At first, venturing into the world of natural beauty can be a little daunting, but once you get into the swing of things, it becomes second nature to spot the real deal and know your mineral oil from your macadamia oil. But eliminating palm oil? That can be a tough nut to crack.

While neither palm fruit or palm kernel oil are harmful to the body in any way (in fact, they are rich in skin-loving vitamins), the production of palm oil comes at a hefty cost; in order to meet demand, plantations cover vast amounts of land where rainforests once stood–meaning a loss of biodiversity and habitat for thousands of species.

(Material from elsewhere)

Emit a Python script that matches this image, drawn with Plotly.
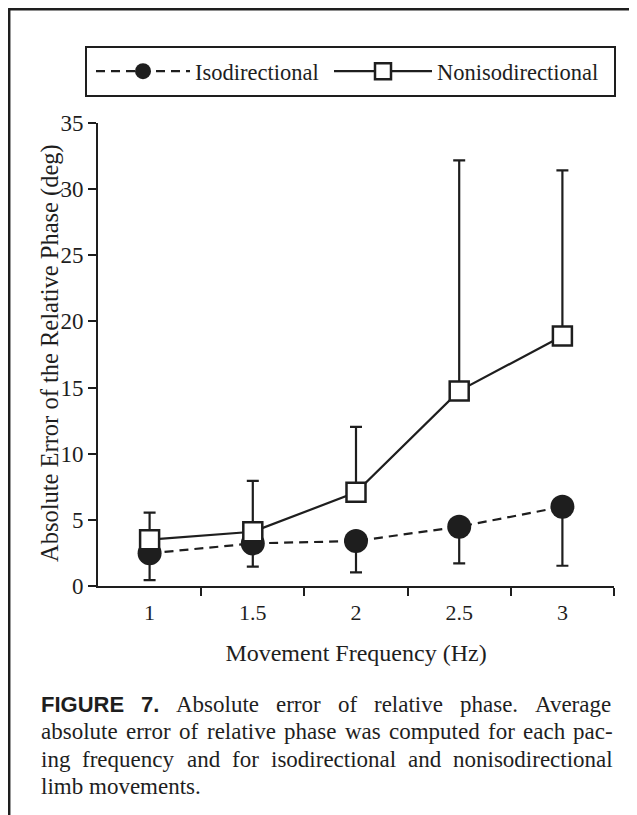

The human cost is no less with land being seized from indigenous communities to grow more palm trees, and workers are routinely exploited throughout the industrial process.

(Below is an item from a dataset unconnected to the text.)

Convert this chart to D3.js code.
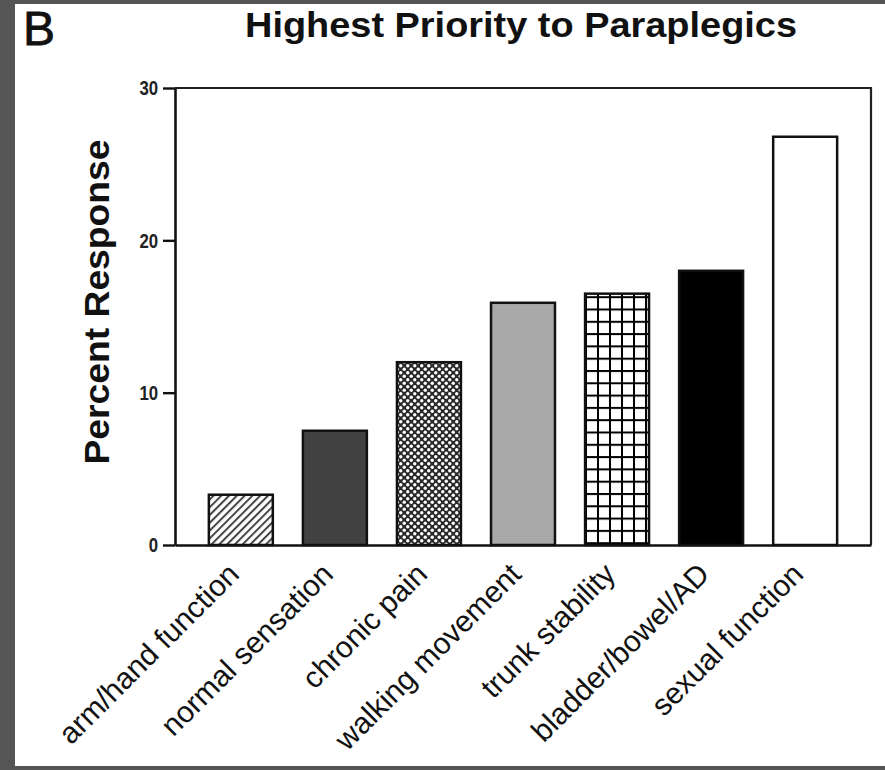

These impacts are now well known, but with an estimated half of consumer goods containing palm oil, how can we start to reduce our dependency on this destructive practice?

Start With Sustainability

Organizations like the Roundtable for Sustainable Palm Oil are changing the way the industry works, helping to mold a supply chain from seed to product that encourages sustainability. Made up of more than 500 separate member bodies from palm oil growers to retailers, they all work together to put an end to deforestation, loss of irreplaceable species, and social injustices as a result of palm oil growing.

What perhaps makes the biggest difference is the rise of sustainable palm oil certifications. Just through a symbol, they’re delivering the power to the consumer, helping them make more conscious and informed choices.

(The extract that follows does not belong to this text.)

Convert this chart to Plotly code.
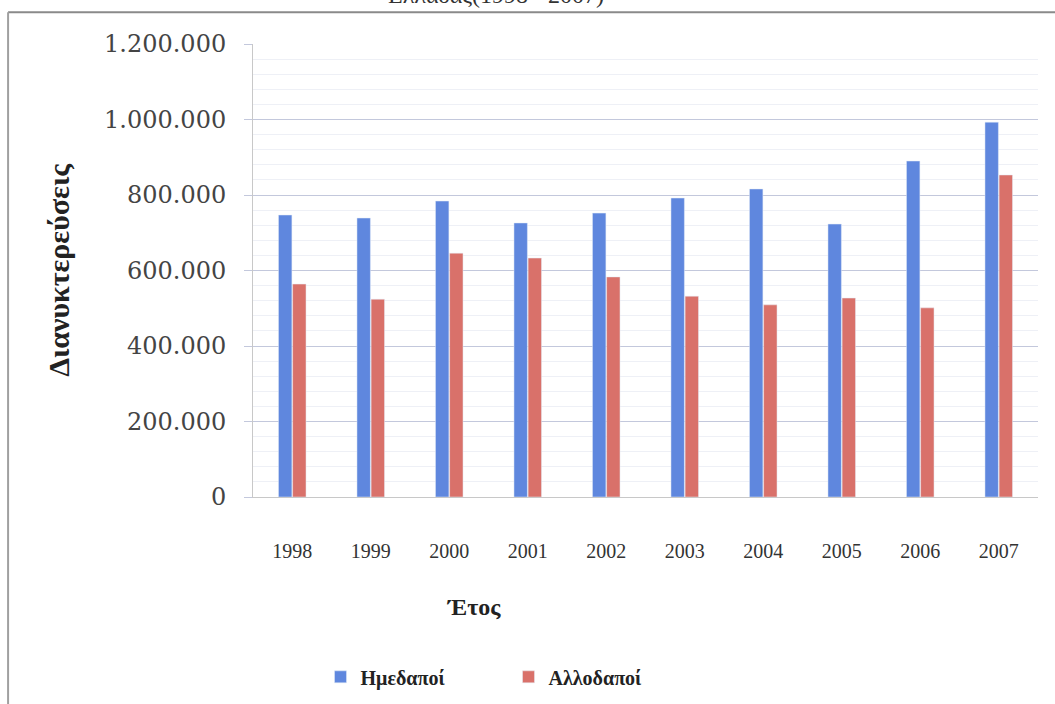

Household name for the eco conscious, Dr. Bronner’s Magic Soap, has also made serious headway with its own palm oil supply. Instead of revamping the existing model to make it more sustainable, the company’s famously magic soaps is not only the most ethical, but certified organic too. Sister company Serendipalm is based in Ghana, where it casts a watchful eye over the whole process in its own factory, which sources the palm fruit from 500 local farmers.

The Beauty Industry Is Hooked On Palm Oil

The fact that palm oil has so many useful applications means that six to seven percent of world supply is going into straight into our beauty cabinets.

That has nothing to do with us clean beauty lovers though, right?

Sadly, we are no exception, as palm oil makes itself useful to natural formulators too (and it’s not always sustainable). Although there are many plant-based oils and butters that clean beauty brands champion, palm oil is a popular choice because it’s incredibly stable with a high melting point (especially good for soaps and lipsticks.) It’s also able to be broken down into various components such as surfactants and fatty acids, making it a great alternative to many synthetic ingredients.

Darling of the clean living movement, coconut oil, can be used in a very similar way when it comes to concocting the next best thing in beauty, however the yield of the coconut palm doesn’t compare. We all know what that means, right? Harder to obtain always equates to greater cost.

With all its versatility and availability compared to other alternatives, there are more than 200 ingredients cosmetic ingredients out there (which you can cast your eye over here) derived from palm oil. Some of the ones you’ll see frequently popping up in ingredients lists include:

  • Vegetable Oil/Fat
  • Retinyl Palmitate
  • Stearic Acid
  • Palmitic Acid
  • Glycerin
  • Ethyl Palmitate

The ones that include palm in the name are easier to spot, but just to make things even more difficult to navigate, there are some ingredients like glycerin, which can be sourced from various different plants, with the original source usually remaining undefined on labels.

However, just because going palm-free is a challenge doesn’t mean it’s not worth doing. Luckily, there are a host of passionate and ethical formulators out there making it their job to find alternatives and give you peace of mind. All while being badass, of course.